Alan managed to reconcile with the local populations, Anglo-Saxon, Anglo-Danish, Cumbrian and others, and actually promoted them instead of Normans. After Easter in 1088 this came to a head when the Norman barons rebelled en masse, only to be comprehensively defeated by Alan's Breton knights in alliance with the local church and people.
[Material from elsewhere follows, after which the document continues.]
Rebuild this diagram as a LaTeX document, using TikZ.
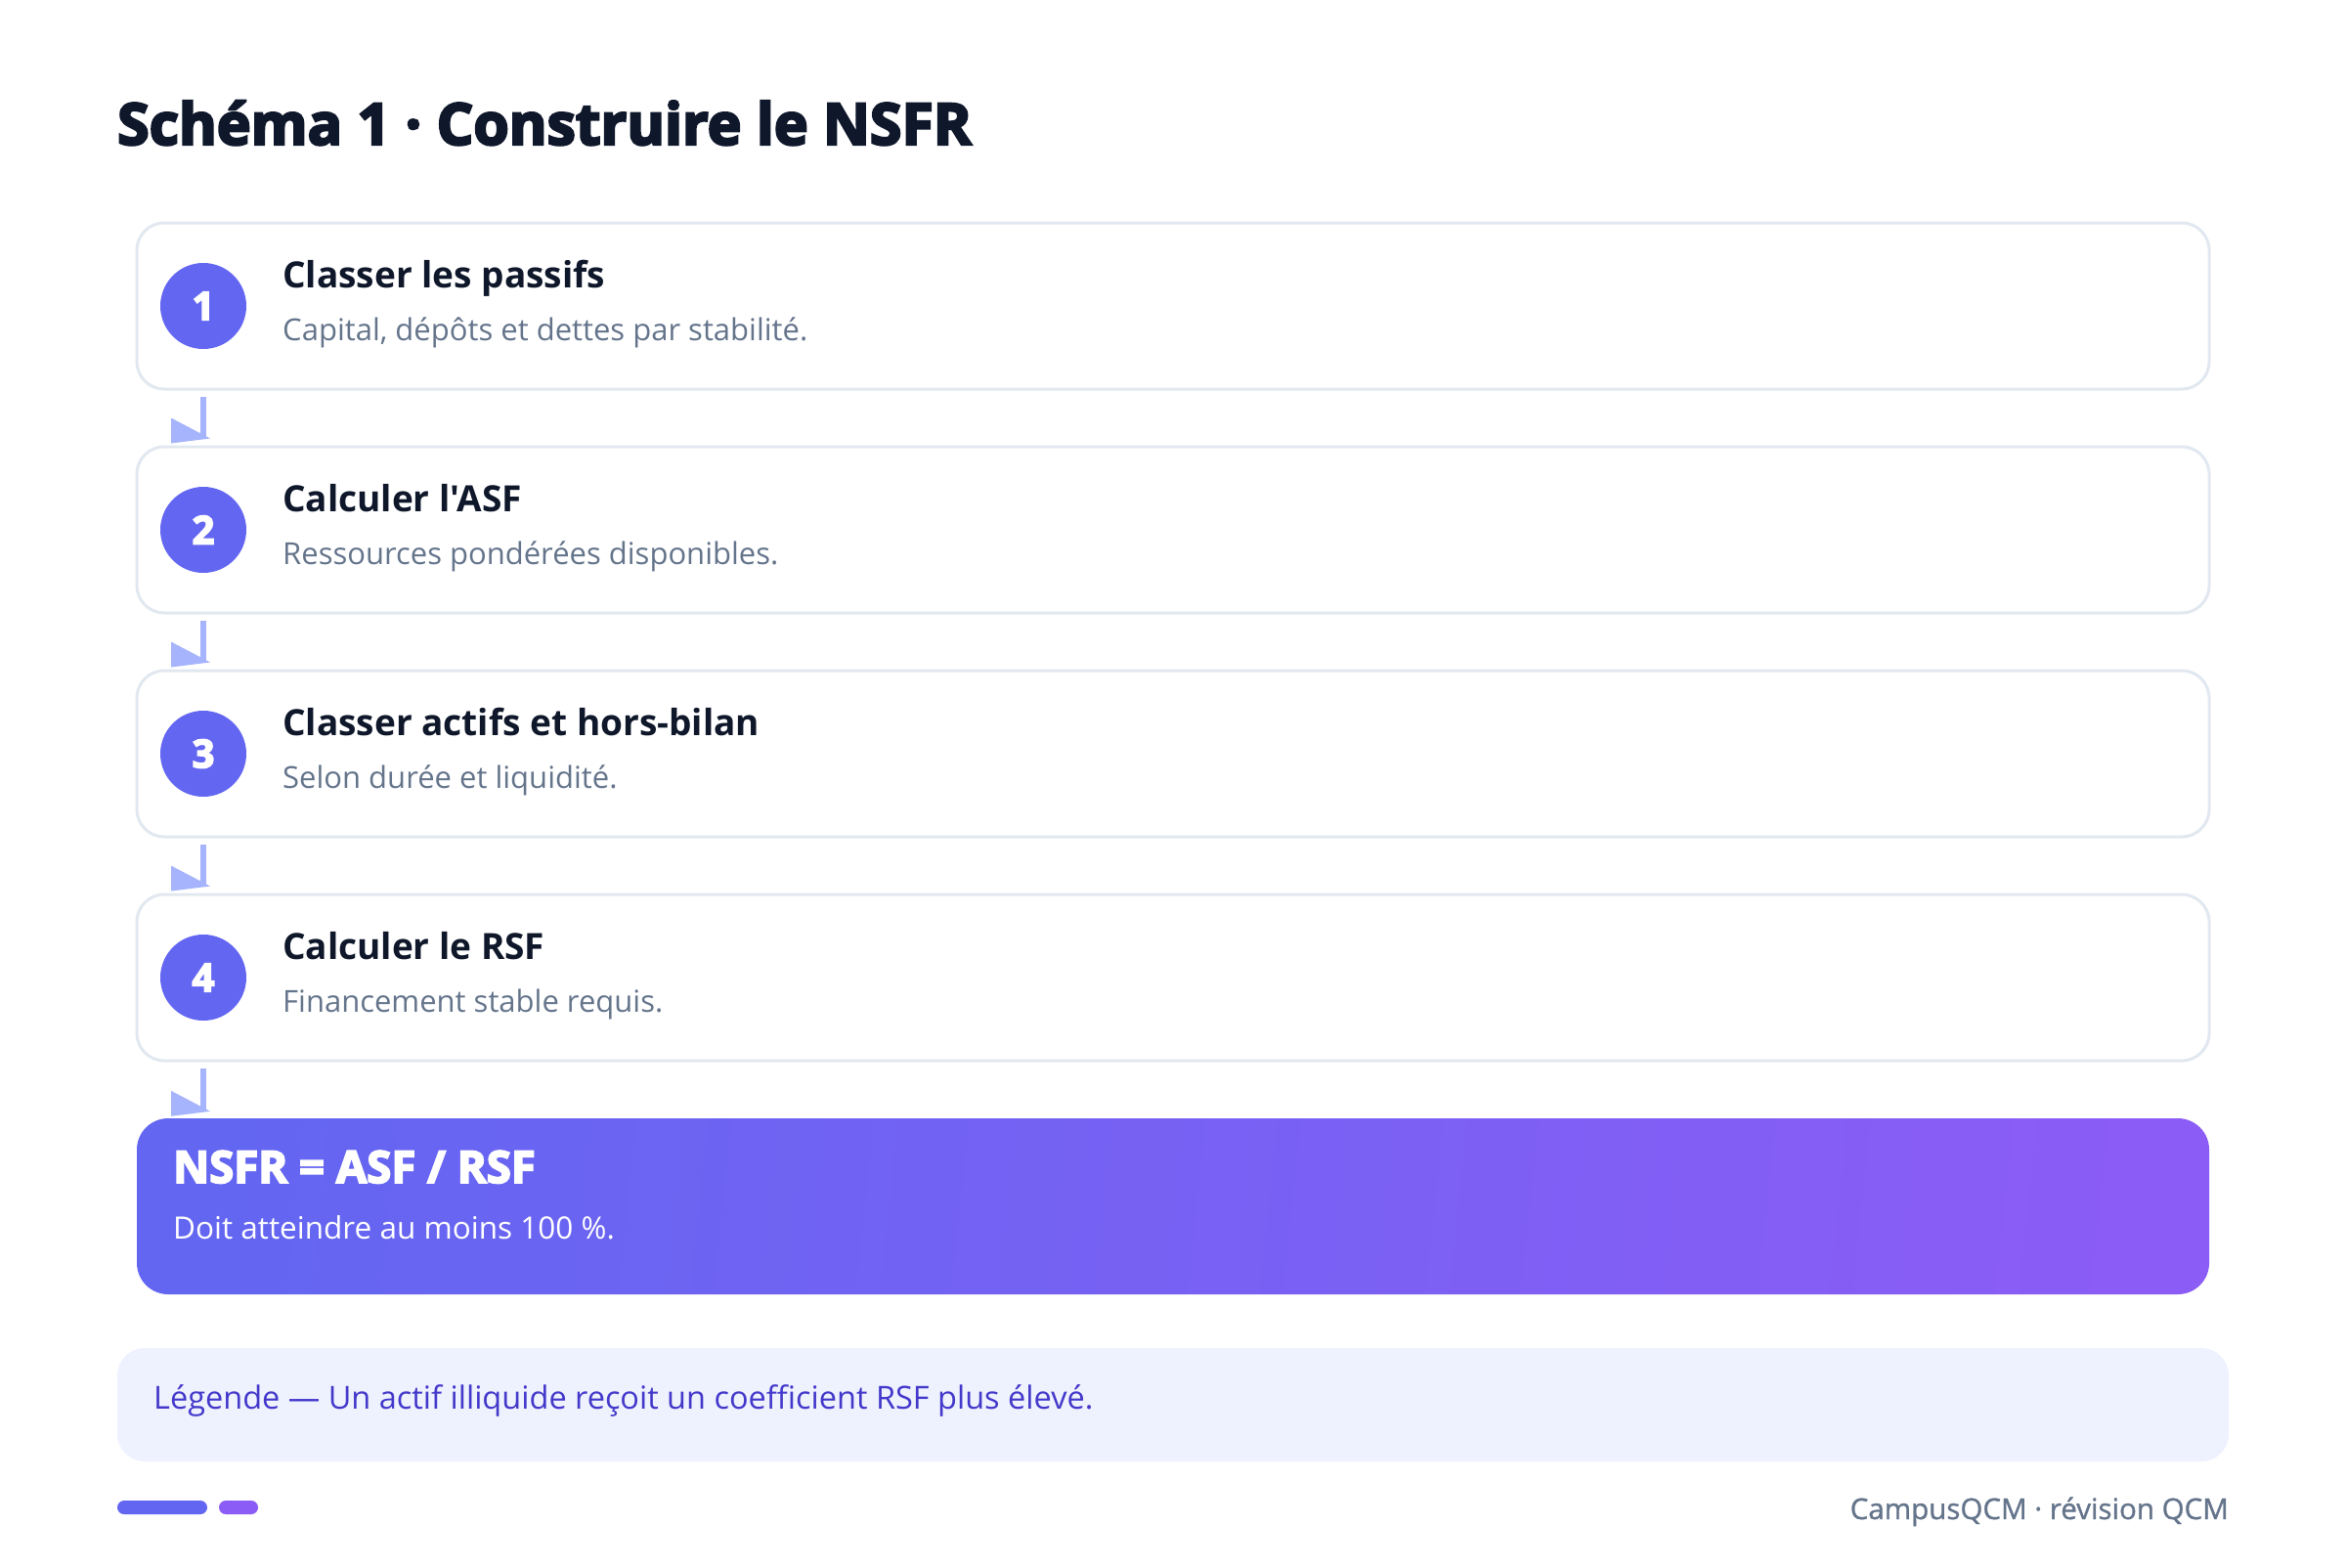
\documentclass[tikz,border=0pt]{standalone}
\usepackage{fontspec}
\setmainfont{Open Sans}[Ligatures=TeXOff]
\newfontfamily\heavyfont{Open Sans}[Ligatures=TeXOff, BoldFeatures={FakeBold=4}]
\newfontfamily\semifont{Open Sans}[Ligatures=TeXOff, FakeBold=1]
\usetikzlibrary{calc}
\definecolor{ink}{HTML}{0F172A}
\definecolor{slate}{HTML}{64748B}
\definecolor{border}{HTML}{E2E8F0}
\definecolor{ind}{HTML}{6366F1}
\definecolor{vio}{HTML}{8B5CF6}
\definecolor{arrowc}{HTML}{A5B4FC}
\definecolor{legbg}{HTML}{EEF2FF}
\definecolor{legtx}{HTML}{4338CA}
\tikzset{
  card/.style={draw=border, line width=3pt, rounded corners=28pt, fill=white,
    minimum width=2120pt, minimum height=170pt, inner sep=0pt},
  num/.style={circle, fill=ind, minimum size=88pt, inner sep=0pt, text=white,
    font=\fontsize{40}{44}\selectfont\heavyfont\bfseries},
  head/.style={anchor=base west, inner sep=0pt, text=ink,
    font=\fontsize{37}{42}\selectfont\bfseries},
  sub/.style={anchor=base west, inner sep=0pt, text=slate,
    font=\fontsize{31}{36}\selectfont},
  conn/.style={draw=arrowc, line width=6pt},
  tip/.style={fill=arrowc},
}
\begin{document}
\begin{tikzpicture}[x=1pt,y=-1pt]
\useasboundingbox (0,0) rectangle (2400,1603);
\fill[white] (0,0) rectangle (2400,1603);

% title
\node[anchor=base west, inner sep=0pt, text=ink,
  font=\fontsize{59}{66}\selectfont\heavyfont\bfseries] (title) at (120,148)
  {Schéma 1 · Construire le NSFR};

% cards
\node[card] (c1) at (1200,313) {};
\node[card] (c2) at (1200,542) {};
\node[card] (c3) at (1200,771) {};
\node[card] (c4) at (1200,1000) {};

\node[num] (n1) at (208,313) {1};
\node[num] (n2) at (208,542) {2};
\node[num] (n3) at (208,771) {3};
\node[num] (n4) at (208,1000) {4};

\node[head] (h1) at (289,294) {Classer les passifs};
\node[sub]  (s1) at (289,348) {Capital, dépôts et dettes par stabilité.};
\node[head] (h2) at (289,523) {Calculer l'ASF};
\node[sub]  (s2) at (289,577) {Ressources pondérées disponibles.};
\node[head] (h3) at (289,752) {Classer actifs et hors-bilan};
\node[sub]  (s3) at (289,806) {Selon durée et liquidité.};
\node[head] (h4) at (289,981) {Calculer le RSF};
\node[sub]  (s4) at (289,1035) {Financement stable requis.};

% final box
\node[rounded corners=32pt, left color=ind, right color=vio, shading angle=84,
  minimum width=2120pt, minimum height=180pt, inner sep=0pt] (fin) at (1200,1234) {};
\node[anchor=base west, inner sep=0pt, text=white,
  font=\fontsize{45.5}{50}\selectfont\heavyfont\bfseries] (ft) at (177,1210) {NSFR = ASF / RSF};
\node[anchor=base west, inner sep=0pt, text=white,
  font=\fontsize{31.5}{36}\selectfont] (fs) at (177,1267) {Doit atteindre au moins 100 \%.};

% connectors
\foreach \a/\b/\n in {c1/c2/n1, c2/c3/n2, c3/c4/n3, c4/fin/n4}{
  \coordinate (t-\a) at (\b.north -| \n.center);
  \draw[conn] ($(\a.south -| \n.center)+(0,6)$) -- ($(t-\a)+(0,-7)$);
  \fill[tip] ($(t-\a)+(-33,-28)$) -- ($(t-\a)+(-33,-2)$) -- ($(t-\a)+(7,-7)$) -- cycle;
}

% legend
\node[fill=legbg, rounded corners=28pt, minimum width=2160pt, minimum height=116pt,
  inner sep=0pt] (leg) at (1200,1437) {};
\node[anchor=base west, inner sep=0pt, text=legtx,
  font=\fontsize{32.5}{38}\selectfont] (lt) at (157,1441)
  {Légende — Un actif illiquide reçoit un coefficient RSF plus élevé.};

% footer
\fill[ind, rounded corners=7pt] (120,1535) rectangle (212,1549);
\fill[vio, rounded corners=7pt] (224,1535) rectangle (264,1549);
\node[anchor=base east, inner sep=0pt, text=slate,
  font=\fontsize{29.5}{34}\selectfont\semifont] (foot) at (2280,1554) {CampusQCM · révision QCM};
\end{tikzpicture}
\end{document}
A fleet from Normandy was also destroyed.

In late January 1091, Alan was at Dover with William II just days before the launch of a successful "English" invasion of Normandy.

Alan's legacy included the return of the British exiles, the strengthening of the English army and navy, the development of great ports, enrichment of the nation, the abolition of the Danegeld.

No wonder that "Anglia turbatur" ("England was distraught") at Alan's death "without offspring of his body".

But they needn't have despaired, for his heirs included the man (William de Tancarville) who trained and knighted William Marshall, as well as the people who opposed King John and so inspired the Robin Hood stories as well as those (alongside the Marshall) who endeavoured to restrain him with wise counsel, countless great heroes and reformers through the centuries (including the courageous Dukes of Brittany), and even some of the USA's political, legal and commercial giants.